Семенов, смеясь, качает головой:
- Никто не жалуется на ум, но многие ропщут на свою память, - и дает советы, как, по его мнению, следует ее тренировать и развивать.
В полдень Семенов пригласил меня к себе в кабинет.
На столе у него, как обычно, стоял стакан крепкого чая. Изредка потягивая ароматный напиток, он говорил о том, что больше всего волновало его, - о диверсиях во фронтовой полосе, об убийствах из-за угла коммунистов, обстрелах красноармейских отрядов на дорогах, о крушениях воинских эшелонов, о таинственном исчезновении оружия с военных складов Симбирска.
- За время работы в контрразведке я кое-что уяснил, кое в чем разобрался, - говорил Семенов, то и дело потирая усталые от недосыпания глаза. - Авантюра Муравьева могла бы дорого обойтись Советской власти. Телеграмма Реввоенсовета Восточного фронта за подписью Кобозева и Мехоношина внесла ясность, раскрыла подлинную суть замысла.
Семенов замолчал, а я при упоминании имени Кобозева вспомнил Оренбургский фронт, декабрь семнадцатого года, занесенные снегами казачьи станицы. Облеченный высокими полномочиями правительства, Кобозев руководил ликвидацией дутовщины, грозившей отрезать Туркестан от России.
В то время я находился в головной заставе на станции Новосергиевской и занимался проверкой документов у пассажиров проходящих поездов.
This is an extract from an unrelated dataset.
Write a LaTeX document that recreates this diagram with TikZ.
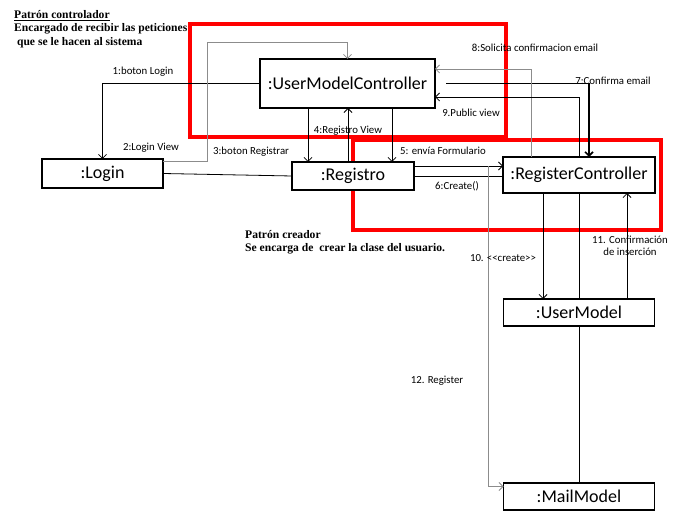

Однажды мое внимание привлек мужчина лет сорока. Его настороженный взгляд говорил о том, что он чем-то обеспокоен. На мои вопросы отвечал не сразу, путано, не мог толком объяснить причину своей поездки из Одессы в Оренбург. При осмотре теплушки, в которой он ехал, я заметил, что шляпки гвоздей на внутренней обшивке стены, где этот человек занимал место, не закрашены. Мы отодрали доски и обнаружили там карабины, гранаты, револьверы.
Теплушку отцепили, и поезд пошел. А "путешественника" задержали. Он категорически отрицал свою причастность к тайнику с оружием, и мы ничем не могли доказать обратное. Выполняя приказ командира, я доставил его на станцию Гамалеевка, где в то время находился чрезвычайный комиссар Кобозев. Вагон, в котором он жил, не охранялся.